When Scott Thompson left Visa to take the CTO role at PayPal in 2005, the Web company's data centre surprised him. "Wait a minute," he recalls saying, "they run a payment system on Linux?"
"I was pretty familiar with payment systems and global trading systems, but I just scratched my head when I came here," Thompson says. With his history of working on IBM mainframes and large Sun Solaris systems, the PayPal approach to computing seemed alien, especially for a company whose core mission was dealing with money.
PayPal runs thousands of Linux-based, single-rack-unit servers, which host the company's Web-presentation layer, middleware and user interface. Thompson says he quickly saw the economic, operational and development advantages of open source and Linux technology. He now sees no other way to do it.
"When you're buying lots of big iron, as I did in other places I've worked, your upgrade path is $2 million, $3 million at a clip. You just had to buy big chunks of stuff to scale," he says. "Here at PayPal, our upgrade path is 10 $1,000 no-name servers, slapped into the mid-tier of the platform. And we just keep scaling it that way. It's unbelievably cost-effective."

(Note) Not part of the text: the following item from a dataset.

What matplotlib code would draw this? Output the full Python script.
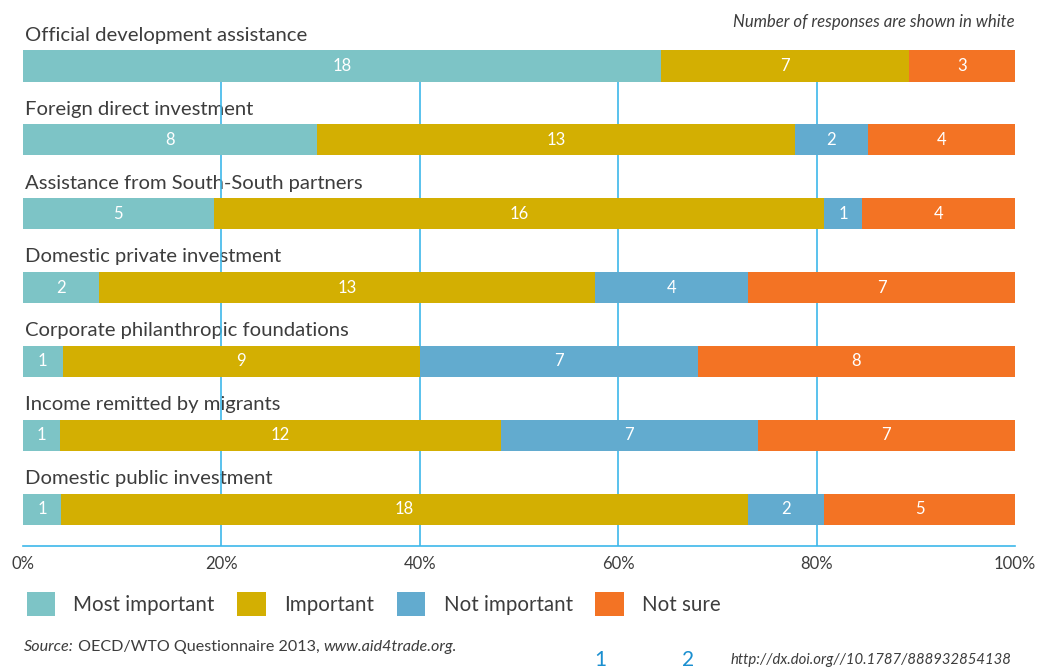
import matplotlib
matplotlib.use("Agg")
import matplotlib.pyplot as plt
import numpy as np

plt.rcParams['font.family'] = ['Lato', 'DejaVu Sans']

# survey counts per source of finance
sources = [
    "Official development assistance",
    "Foreign direct investment",
    "Assistance from South-South partners",
    "Domestic private investment",
    "Corporate philanthropic foundations",
    "Income remitted by migrants",
    "Domestic public investment",
]
most_important = [18, 8, 5, 2, 1, 1, 1]
important = [7, 13, 16, 13, 9, 12, 18]
not_important = [0, 2, 1, 4, 7, 7, 2]
not_sure = [3, 4, 4, 7, 8, 7, 5]

series = [
    ("Most important", most_important, "#7dc4c6"),
    ("Important", important, "#d3af02"),
    ("Not important", not_important, "#62abcf"),
    ("Not sure", not_sure, "#f37324"),
]
ticks = [0, 20, 40, 60, 80, 100]
tick_labels = ["0%", "20%", "40%", "60%", "80%", "100%"]

text_col = "#3d3d3d"
grid_col = "#3db8ea"

fig = plt.figure(figsize=(10.39, 6.69), dpi=100)
W, H = 1039, 669
ax = fig.add_axes([23 / W, 1 - 546 / H, 992 / W, 526 / H])

totals = np.array([sum(s[1][i] for s in series) for i in range(len(sources))])
y = np.arange(len(sources))
left = np.zeros(len(sources))
handles = []
for name, vals, col in series:
    pct = np.array(vals) / totals * 100
    bars = ax.barh(y, pct, left=left, height=0.42, color=col, label=name, zorder=3)
    handles.append(bars)
    for yi, l, p, v in zip(y, left, pct, vals):
        if v > 0:
            ax.text(l + p / 2, yi, str(v), ha="center", va="center",
                    color="white", fontsize=12, zorder=4)
    left += pct

for yi, name in zip(y, sources):
    ax.text(0.2, yi - 0.30, name, ha="left", va="bottom", fontsize=14.6,
            color=text_col, zorder=1)

ax.vlines(ticks[1:-1], 0, 6.5, color=grid_col, lw=1.2, zorder=2)

ax.set_xlim(0, 100)
ax.set_ylim(6.5, -0.623)
for s in ["top", "right", "left"]:
    ax.spines[s].set_visible(False)
ax.spines["bottom"].set_color(grid_col)
ax.spines["bottom"].set_linewidth(1.2)
ax.set_yticks([])
ax.set_xticks(ticks)
ax.set_xticklabels(tick_labels, fontsize=12, color=text_col)
ax.tick_params(axis="x", length=0, pad=7)

fig.text(1015 / W, 1 - 22 / H, "Number of responses are shown in white",
         ha="right", va="center", fontsize=12.1, style="italic", color=text_col)

fig.legend(handles=handles, loc="center left", bbox_to_anchor=(8 / W, 1 - 604 / H),
           ncol=4, frameon=False, fontsize=14.8, handlelength=1.38, handleheight=1.38,
           handletextpad=0.9, columnspacing=1.1, labelcolor=text_col)

# source line: plain and italic pieces placed one after another
renderer = fig.canvas.get_renderer()
x_px = 24
for piece, st in [("Source:", "italic"), (" OECD/WTO Questionnaire 2013, ", "normal"),
                  ("www.aid4trade.org.", "italic")]:
    t = fig.text(x_px / W, 1 - 647 / H, piece, ha="left", va="center", fontsize=11.6,
                 style=st, color=text_col)
    x_px += t.get_window_extent(renderer).width

fig.text(600 / W, 1 - 660 / H, "1", ha="center", va="center", fontsize=15, color="#1a8fd0")
fig.text(688 / W, 1 - 660 / H, "2", ha="center", va="center", fontsize=15, color="#1a8fd0")
fig.text(1011 / W, 1 - 660 / H, "http://dx.doi.org//10.1787/888932854138", ha="right",
         va="center", fontsize=10.7, style="italic", color=text_col)

fig.savefig("out.png", dpi=100)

This model also leads to a highly reliable site, says Matthew Mengerink, vice president of core technologies for PayPal, who helped build this architecture from scratch.
"Rather than have a monolithic box, or an impenetrable fortress that never breaks, we just have so many [nodes] that the breakages are irrelevant," Mengerink says. Using a proprietary operating system to build out a system with a thousand points of failure would not be an option, he says. "This distributed, highly redundant system we have is predicated on the cost model of Linux and Intel," he adds.
The distributed model also lets the company make massive shifts and resource allocation when needed. The generic Linux Lego-block-style servers that make up the company's Web tier can be easily shifted around for a variety of tasks.
For example, every day at 0100 PST, PayPal runs its batch processing for reconciling payments. Thompson says this kind of work, typically done on mainframes or large symmetric multiprocessing boxes in other payment organisations, is spread across the middle-tier Linux servers in the data centre.
"We don't bring the site down" he says. "We just allocate a higher portion of the [servers] to running batch processes, and we crunch through all that data in three hours every night."
On the back end, these thousands of systems communicate with just a few large Sun Solaris boxes, which run an Oracle database that stores all customer data. A custom-made database connection-management system links Web processes from the Linux-based Web and middleware tiers of the PayPal site to the Sun/Oracle back end.
"The speed with which the processes come and go is blindingly fast," Mengerink says. "So there is a tier that buffers between those Web and database layers. As far as the application is concerned, it just thinks it is making calls out to a database. The application just doesn't care there is this middle layer. Then the database on its side sees a nice, old-fashioned durable connection, and doesn't feel like it's being melted down by a connection storm."
Open source pays off in app development lab
Using open source Red Hat Linux also provides several advantages on the development side. Because of the low-cost hardware and software PayPal uses on its production system, it can almost replicate the state of its entire live site in the application development lab. This lets PayPal coders write new versions of the PayPal production applications, which can then be switched on live with minimal disruptions.
"When you have developers testing a system on the exact same environment that you have in production, the probability for weird things happening is a lot lower. That's really key," Mengerink says. "Open source clearly makes this a lot more cost effective as well, since you don't have the same licensing costs that would be associated" with duplicating a live site in the lab.
This model also helps PayPal developers frequently churn out new versions of the Web site's main applications, which can be both a positive and negative thing.
"The one struggle we have is a classic struggle, is our decision to align development and the live site," Mengerink says. "Developers are radical. They would be on the beta version of the newest latest and greatest all the time, with some kernel patch they found from some college Web site," he says. "The people in operations are a little more conservative than that. Their take is, no feelings would be hurt if we just used the most stable, known versions of things."
This approach PayPal developers take in moulding the Linux kernel and other open source code they use helps to make the overall system more secure, Mengerink says.
Linux servers in PayPal's data centre run Red Hat kernels with custom tweaks that add extra layers of security to the systems. As a basic step, superfluous services, packages and other software are stripped out.
"The combination of Linux and open source allows us to do the modifications we need to scale and have that extreme rigidity of security," Mengerink says.
Security policies and code also are added to the machines -- Mengerink would not give specifics -- which creates a built-in layer of mistrust among machines on the data centre network. Each box is configured as if it were operating in an untrusted network. "So there is no such thing as a site-wide compromise," he say. "You'd have to go box by box and fight your way."
So far, the mix of distributed Linux and open source software and rapid application development of open source code have been a success, Mengerink says. And it certainly keeps work interesting.
"Sometimes we feel a little schizophrenic," he says. "We're a Web company; we're a real-time payment system -- oh, dear. So doing both is very hard."